The United States may be able to increase its influence over subsequent Russo-Iranian nuclear power projects. Minatom is currently seeking to amend Russia's domestic legislation to remove obstacles to the import and storage of spent nuclear fuel within Russian borders. If it succeeds, the nuclear industry stands to make up to $20 billion during the first decade from spent fuel imports. However, since a significant portion of inter-nationally available spent fuel contains U.S.-made components, Washington could, if it so wished, make trade with Iran again an issue and legislate against deliveries to Russia, thus halving Moscow's projected benefits.

Missile Cooperation

The portfolio of existing Russo-Iranian conventional arms sales contracts is estimated at $5 billion. The issue of Russian missile exports is, by far, the most complicated of the lot. The Kremlin consistently denies that there have been any officially approved missile exports to Iran that

violate Russia's obligations under the Missile Technology Control Regime (MTCR). In response to U.S. demarches, Moscow has instigated criminal investigations against suspected violators of the national missile export control system, but these investigations have thus far yielded no prosecutions.

Although Moscow entered into consultations with the United States in 1998 to discuss perceived leaks of missile technologies to Iran, these meetings have not resulted in any significant changes in Russian policy.

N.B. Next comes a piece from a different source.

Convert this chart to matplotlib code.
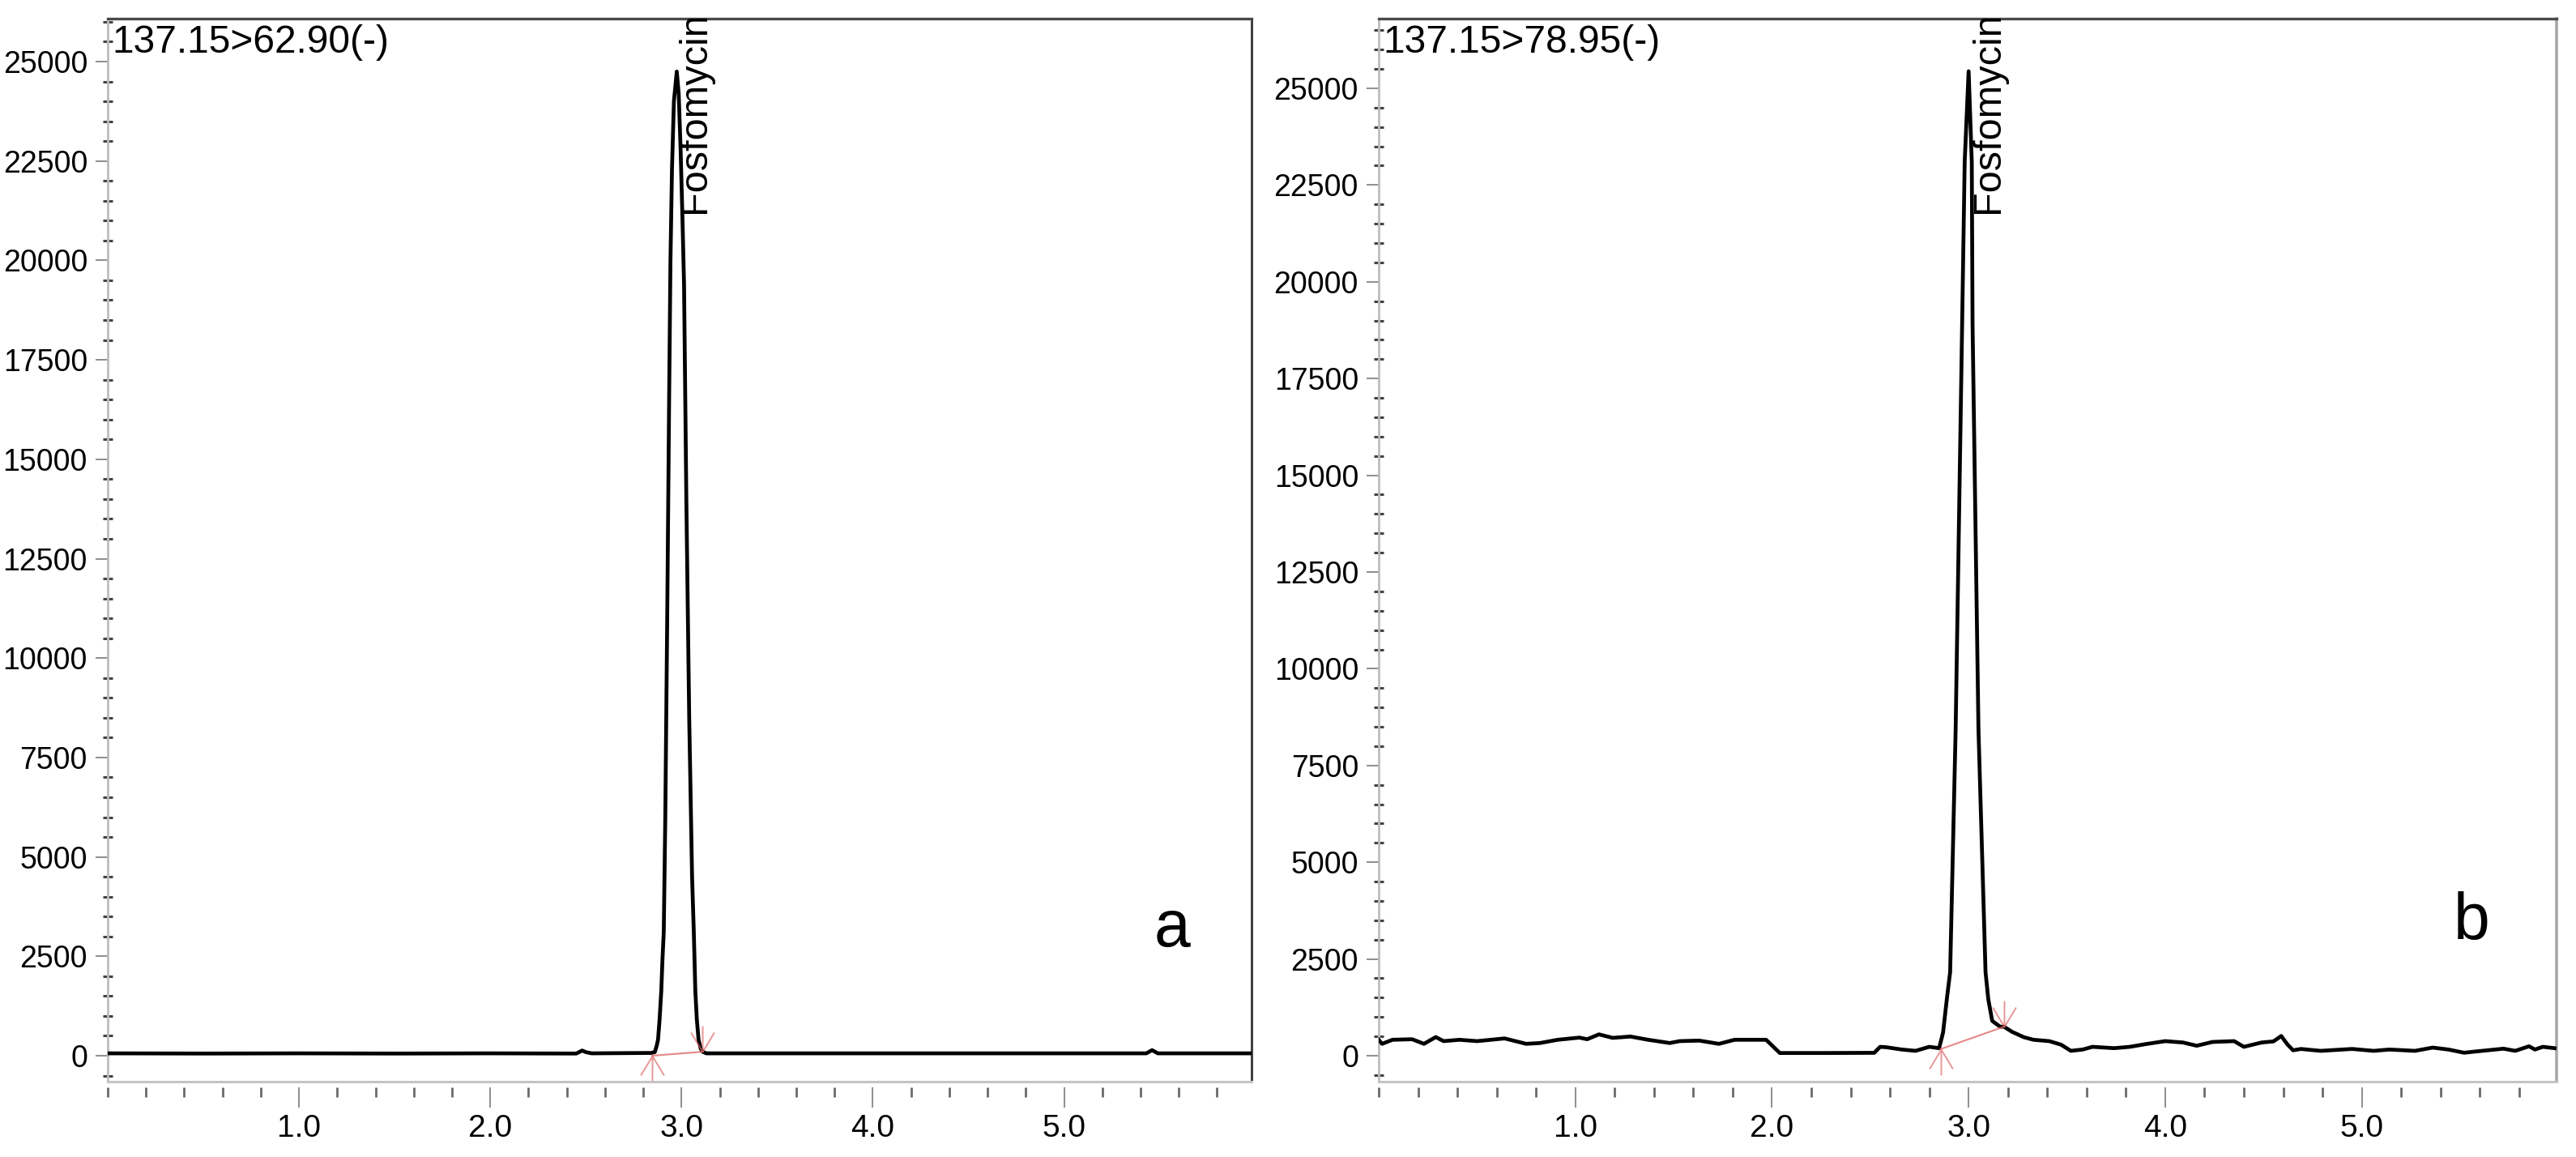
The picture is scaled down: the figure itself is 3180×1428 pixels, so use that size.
import numpy as np
import matplotlib
matplotlib.use("Agg")
import matplotlib.pyplot as plt
from matplotlib import font_manager
from matplotlib.path import Path
from matplotlib.ticker import MultipleLocator, FuncFormatter

# ---------------- data ----------------
time_a = [0.00, 0.50, 1.00, 1.50, 2.00, 2.45, 2.48, 2.50, 2.53, 2.84, 2.86, 2.87, 2.877,
          2.885, 2.894, 2.90, 2.907, 2.915, 2.925, 2.935, 2.942, 2.95, 2.96, 2.975,
          2.985, 2.995, 3.005, 3.013, 3.025, 3.04, 3.055, 3.064, 3.072, 3.08, 3.089,
          3.10, 3.11, 3.13, 3.50, 4.00, 4.50, 5.00, 5.43, 5.46, 5.49, 5.98]
signal_a = [60, 55, 60, 55, 60, 55, 130, 90, 60, 70, 90, 250, 400,
            900, 1630, 2400, 3117, 6000, 11000, 16500, 20000, 22300, 24000, 24750,
            24200, 22800, 21000, 19400, 14000, 8500, 4500, 3117, 1630, 900, 400,
            180, 100, 60, 60, 60, 60, 60, 60, 140, 60, 60]

time_b = [0.00, 0.017, 0.07, 0.17, 0.23, 0.29, 0.33, 0.41, 0.50, 0.64, 0.75, 0.82,
          0.91, 1.02, 1.06, 1.12, 1.19, 1.28, 1.37, 1.48, 1.53, 1.63, 1.73, 1.81,
          1.97, 2.04, 2.27, 2.52, 2.55, 2.58, 2.66, 2.73, 2.80, 2.85,
          2.87, 2.89, 2.906, 2.934, 2.967, 2.98, 3.00, 3.016, 3.02, 3.05, 3.086,
          3.10, 3.12, 3.16, 3.18, 3.22, 3.28, 3.33, 3.41, 3.47, 3.52, 3.58, 3.63,
          3.74, 3.82, 3.90, 4.00, 4.09, 4.16, 4.24, 4.35, 4.40, 4.49, 4.55, 4.59,
          4.62, 4.65, 4.69, 4.79, 4.95, 5.06, 5.14, 5.27, 5.36, 5.44, 5.52, 5.57,
          5.72, 5.78, 5.85, 5.88, 5.92, 5.98]
signal_b = [412, 307, 412, 426, 307, 482, 377, 412, 377, 447, 307, 328,
            412, 468, 426, 552, 461, 496, 412, 328, 377, 391, 307, 412,
            412, 70, 70, 75, 230, 220, 160, 126, 230, 195,
            600, 1500, 2160, 8440, 18900, 23100, 25440, 23100, 18900, 8440, 2160,
            1460, 900, 750, 750, 620, 480, 412, 377, 286, 126, 160, 230,
            195, 230, 300, 377, 342, 258, 356, 377, 230, 342, 370, 510,
            300, 140, 175, 126, 175, 126, 160, 126, 210, 160, 77, 105,
            182, 126, 244, 160, 230, 195]

# integration baseline (start, end) of the Fosfomycin peak
base_a_t = [2.847, 3.11]
base_a_y = [0, 100]
base_b_t = [2.857, 3.18]
base_b_y = [170, 750]

titles = ["137.15>62.90(-)", "137.15>78.95(-)"]
panel_letters = ["a", "b"]
peak_name = "Fosfomycin"
peak_label_pos = [(3.07, 21190), (3.10, 21775)]
letter_pos = [(5.565, 3180), (5.56, 3455)]
ylims = [(-652, 26080), (-670, 26800)]
xlims = [(0.0, 5.98), (0.0, 5.99)]
x_major = [1.0, 2.0, 3.0, 4.0, 5.0]

# ---------------- fonts ----------------
def has_font(name):
    try:
        font_manager.findfont(font_manager.FontProperties(family=name), fallback_to_default=False)
        return True
    except Exception:
        return False

narrow = "Liberation Sans Narrow" if has_font("Liberation Sans Narrow") else None
reg = "Liberation Sans"
tick_family = narrow if narrow else reg
ytick_size = 32 if narrow else 27
xtick_size = 33 if narrow else 28

plt.rcParams["font.family"] = [reg, "DejaVu Sans"]

W, H = 3180, 1428
fig = plt.figure(figsize=(W / 100, H / 100), dpi=100)
fig.patch.set_facecolor("white")

boxes = [
    [133 / W, 1 - 1335 / H, (1545 - 133) / W, (1335 - 23) / H],
    [1702 / W, 1 - 1335 / H, (3156 - 1702) / W, (1335 - 23) / H],
]
datasets = [(time_a, signal_a, base_a_t, base_a_y), (time_b, signal_b, base_b_t, base_b_y)]
right_colors = ["#333333", "#a8a8a8"]

# arrow markers for integration start / end
up_arrow = Path([(0, 0), (0, -1), (-0.45, -0.75), (0, 0), (0.45, -0.75)],
                [Path.MOVETO, Path.LINETO, Path.MOVETO, Path.LINETO, Path.LINETO])
down_arrow = Path([(0, 0), (0, 1), (-0.45, 0.75), (0, 0), (0.45, 0.75)],
                  [Path.MOVETO, Path.LINETO, Path.MOVETO, Path.LINETO, Path.LINETO])

for i in range(2):
    ax = fig.add_axes(boxes[i])
    t, s, bt, by = datasets[i]
    ax.plot(t, s, color="black", lw=3.4, solid_joinstyle="round", zorder=3)
    # integration baseline
    ax.plot(bt, by, color="#e06a6a", lw=1.5, alpha=0.8, zorder=4)
    ax.plot(bt[0], by[0], marker=up_arrow, ms=46, mfc="none", mec="#e06a6a", mew=1.4,
            alpha=0.7, zorder=4, clip_on=False)
    ax.plot(bt[1], by[1], marker=down_arrow, ms=46, mfc="none", mec="#e06a6a", mew=1.4,
            alpha=0.7, zorder=4)

    ax.set_xlim(*xlims[i])
    ax.set_ylim(*ylims[i])

    ax.xaxis.set_major_locator(plt.FixedLocator(x_major))
    ax.xaxis.set_minor_locator(MultipleLocator(0.2))
    ax.xaxis.set_major_formatter(FuncFormatter(lambda v, p: f"{v:.1f}"))
    ax.yaxis.set_major_locator(MultipleLocator(2500))
    ax.yaxis.set_minor_locator(MultipleLocator(500))
    ax.yaxis.set_major_formatter(FuncFormatter(lambda v, p: f"{v:.0f}"))

    ax.tick_params(axis="x", which="major", direction="out", length=18, width=1.2,
                   color="#7a7a7a", pad=6, labelsize=xtick_size)
    ax.tick_params(axis="x", which="minor", direction="out", length=8.5, width=2.0,
                   color="#6a6a6a")
    ax.tick_params(axis="y", which="major", direction="out", length=11, width=1.2,
                   color="#7a7a7a", pad=7, labelsize=ytick_size)
    ax.tick_params(axis="y", which="minor", direction="inout", length=8, width=2.2,
                   color="#444444")
    for lab in ax.get_xticklabels() + ax.get_yticklabels():
        lab.set_fontfamily(tick_family)

    # spines
    ax.spines["bottom"].set_position(("outward", 5))
    ax.spines["bottom"].set_visible(False)
    ax.axhline(ylims[i][0], color="#c4c4c4", lw=2.2, clip_on=False, zorder=5)
    ax.spines["left"].set_color("#bdbdbd")
    ax.spines["left"].set_linewidth(2.0)
    ax.spines["top"].set_color("#4a4a4a")
    ax.spines["top"].set_linewidth(2.4)
    ax.spines["right"].set_color(right_colors[i])
    ax.spines["right"].set_linewidth(2.0 if i == 0 else 2.6)

    ax.text(0.004, 0.995, titles[i], transform=ax.transAxes, ha="left", va="top",
            fontsize=34.5, family=reg, color="black")
    px, py = peak_label_pos[i]
    ax.text(px, py, peak_name, rotation=90, ha="center", va="bottom",
            fontsize=35, family=reg, color="black", clip_on=True)
    lx, ly = letter_pos[i]
    ax.text(lx, ly, panel_letters[i], ha="center", va="center",
            fontsize=58, family=reg, color="black")

fig.savefig("out.png", dpi=100, facecolor="white")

U.S. observers complain that the Russian missile industry continues its cooperation with Iran despite the significant benefits it has received from cooperation with the United States. The Russians note that the scale of the cooperation has been much more limited than expected and has failed to offset the losses of Russian missile producers caused by the MTCR restrictions. Many enterprises in the missile/aerospace sector have reaped no benefit from U.S./Russian cooperation, and have had to contract with Third World countries in order to survive. Sanctions, imposed by the United States on a few Russian enterprises in 1998 and 1999, have fomented the trend of establishing an 'archipelago' of Russian missile enterprises and universities oriented exclusively toward non-Western markets.

Improving Russia's national law enforcement legislation and execution and clarifying some vague MTCR guidelines may help matters significantly. Another possible solution may be the establishment of an independent international body to monitor MTCR compliance by member countries and mediate the existing disagreements.

Although Moscow insists that it is doing nothing that clearly violates its international nuclear and missile non-proliferation obligations, Russian officials have demonstrated their willingness to at least discuss Washington's security concerns. Wide-spread opinion in Moscow's policy community is that these talks have failed to progress because the United States is not offering adequately attractive incentives to compensate the losses Russian industry would suffer as a result of decreased cooperation with Iran.

Russian exports to Iran are facilitated by the continuing political isolation of that country which makes its conventional arms and nuclear power markets noncompetitive and dependent on few available suppliers. As long as the economic fortunes and national security of these two nations remain intertwined, Western ability to significantly influence Russian-Iranian decisions and activities will be limited.